In the Broadside version, "The Devil's Walk" is a rowdy babel of styles and attitudes. ([1]) Anti-establishment jeers, personalised gibes, lofty moralising, heartfelt indignation, and millennial prophecy rub shoulders in a poem whose diction veers energetically between the demotic and the literary, the physical and the abstract. The satirical thrust of the poem - its indictment of a tyrannical and corrupt ruling class - may seem evident. The ballad excoriates, as the editors of the Longman edition have it, "the oppression of Ireland, the Peninsular War, the King, the Regency, and Religion." [2] But by intensifying the notion, borrowed from Coleridge's and Southey's "The Devil's Thoughts", that the figure of the Devil might serve as a moral touchstone, Shelley introduces into his poem some thought-provoking entanglements. A kind of sympathy for the Devil springs from the poem's relishing of his mocking contempt for the hypocritical shows of virtue and power. And yet the Devil's pleasure in the spread of corruption conflicts with the poet's final assertion that the "sons of Reason" will be able to "see" (140), that is, discerningly anticipate, the collapse of tyranny.

Shelley's model - Coleridge's and Southey's ballad - refers to the Devil throughout as "the Devil", with the exception of line 42 where he is called "Old Nicholas". By contrast, it is noticeable that Shelley's ballad takes pleasure in naming its main character in multiple ways: usually "the Devil", this personage enters the poem as "Beelzebub" (2), turns into "Satan" (28, 40, 45, 84 and 95), is referred to by "A Priest" (33) as "the tempter" (35), and by the narrator in a telling descent into slang as "Old Nick" (37). As "the Father of Hell" (108), he hideously and hilariously parodies the notion of paternal care assumed by governments and rulers. As "His sulphurous Majesty" (138) he is endowed by Shelley with an authority which, in context, outstrips that of earthly majesties, even as the Devil's destructive desires are thwarted by the vistas that open up to "Reason's penetrating eye" (137). Such multiple naming reveals how widely the Devil casts his net, how extensive is his circle of clients, and how pervasively his influence is to be found. Even (or especially) when he is denounced, his presence slyly makes itself felt:

A Priest, at whose elbow the Devil during prayer,
   Sate familiarly, side by side,
Declared, that if the tempter were there,
   His presence he would not abide;
Ah! Ah! thought Old Nick, that's a very stale trick,
For without the Devil, O! favourite of evil,
   In your carriage you would not ride. (33-9)

This seven-line stanza, the longest in a poem that makes expressive use of varying stanza lengths, sets public and pompous "declaration" against unsettlingly sceptical "thought". One may regret the dropping of "Bawled", present in the Letter version of the poem (see line 20 of that version), with its suggestion of childishly loud-mouthed protestation. But the substitution - "Declared" - is more satirically apt.
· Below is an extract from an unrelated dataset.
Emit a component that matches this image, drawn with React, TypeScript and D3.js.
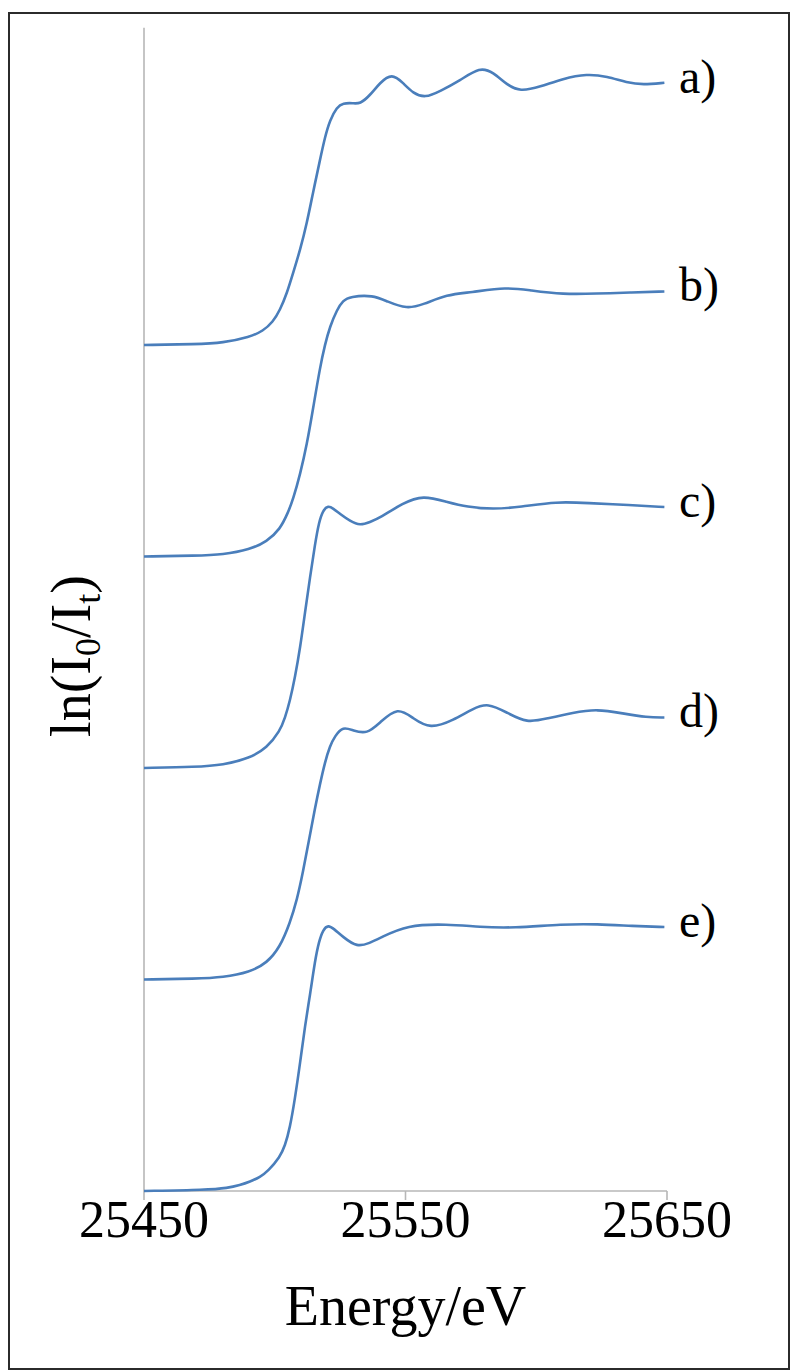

Especially after the previous line's sly claim that the Devil has "Sate familiarly" with the Priest, the word "Declared" characterises the Priest's holier-than- thou mode of speech, a characterisation also helped by the change from the Letter version's "His presence he couldnt abide" (21) to the Broadside version's "His presence he would not abide": "couldnt" makes the line snappy and irritable; "would not" wickedly mimics a would-be dignified loftiness.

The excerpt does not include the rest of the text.